Singapore-based Crypto.com is in the headlines as it announced that it shall be reducing about 20% of its workforce. This comes amid cryptocurrency exchanges face industry-wide challenges brought on by the collapse of FTX last year.
Crypto.com Announces Plans to Slash 20% Workforce
The announcement by Crypto.com comes amid concerns about reserves and solvency across the sector. When it comes to the timing of such announcement, it should be noted that it came just a few days after rival exchanges Coinbase Global Inc (COIN.O) and Huobi announced their plans to lay off about 20% of their staff.
A source told Reuters last week that Genesis, too, had cut jobs, equating to 30% of its workforce.
The layoffs at Crypto.com would be its second in about six months, after it reduced jobs in July last year to weather the macro-economic downturn amid rising interest rates.
CEO Kris Marszalek said in a statement said that recent FTX collapse “significantly damaged trust in the industry”.

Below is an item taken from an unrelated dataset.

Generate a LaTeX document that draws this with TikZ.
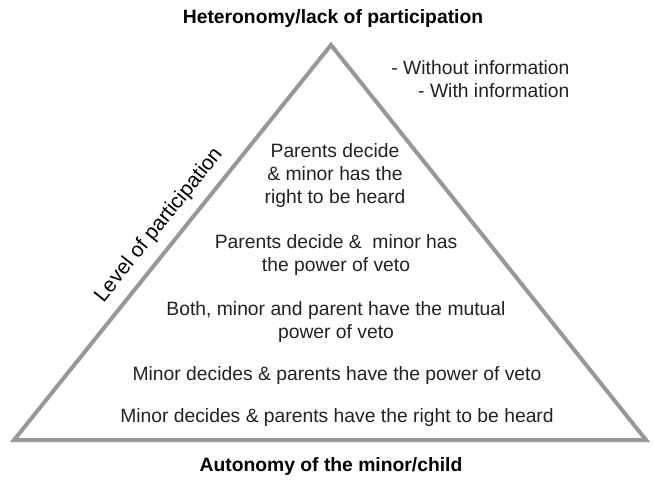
\documentclass[tikz,border=0pt]{standalone}
\usepackage{fontspec}
\setmainfont{Liberation Sans}
\usepackage{xcolor}
\usepackage{tikz}
\usetikzlibrary{positioning}

\definecolor{edgegray}{RGB}{152,152,152}
\definecolor{textgray}{RGB}{34,34,34}

\begin{document}
\begin{tikzpicture}[
    x=1pt, y=-1pt,
    every node/.style={font=\fontsize{19.3}{23}\selectfont, text=textgray},
    level/.style={align=center},
    head/.style={font=\fontsize{19.3}{23}\selectfont\bfseries, text=black},
    pyramid/.style={draw=edgegray, line width=4pt, line join=miter},
  ]
  \useasboundingbox (0,0) rectangle (655,480);

  % Corners of the pyramid
  \coordinate (left) at (14,440);
  \coordinate (right) at (646,440);
  \coordinate (apex) at (331,45);
  \draw[pyramid] (left) -- (apex) -- (right) -- cycle;

  % Axis label along the left side
  \path (left) -- node[sloped, pos=0.51, above=8pt, text=black,
    font=\fontsize{20.8}{24}\selectfont] (axis) {Level of participation} (apex);

  % Top and bottom headings
  \node[head] (top) at (333,19) {Heteronomy/lack of participation};
  \node[head] (bottom) at (331,466) {Autonomy of the minor/child};

  % Sub-cases of heteronomy
  \node[align=right, anchor=east] (info) at (573,79) {- Without information\\- With information};

  % Levels, from top to bottom
  \node[level] (heard) at (335,176) {Parents decide\\\& minor has the\\right to be heard};
  \node[level] (veto) at (336,255) {Parents decide \&~ minor has\\the power of veto};
  \node[level] (mutual) at (336,322) {Both, minor and parent have the mutual\\power of veto};
  \node[level] (minorveto) at (337,376) {Minor decides \& parents have the power of veto};
  \node[level] (minorheard) at (337,417) {Minor decides \& parents have the right to be heard};

\end{tikzpicture}
\end{document}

“It’s for this reason, as we continue to focus on prudent financial management, we made the difficult but necessary decision to make additional reductions in order to position the company for long-term success.”
FTX Trading Ltd., commonly known as FTX, is a bankrupt company that formerly operated a cryptocurrency exchange and crypto hedge fund. The exchange was founded in 2019 and, at its peak in July 2021, had over one million users and was the third-largest cryptocurrency exchange by volume.
The collapse of Sam Bankman-Fried’s FTX was the biggest in string of big crypto-related failures in 2022. It sparked a cryptocurrency rout and has left an estimated 1 million creditors facing losses of billions of dollars.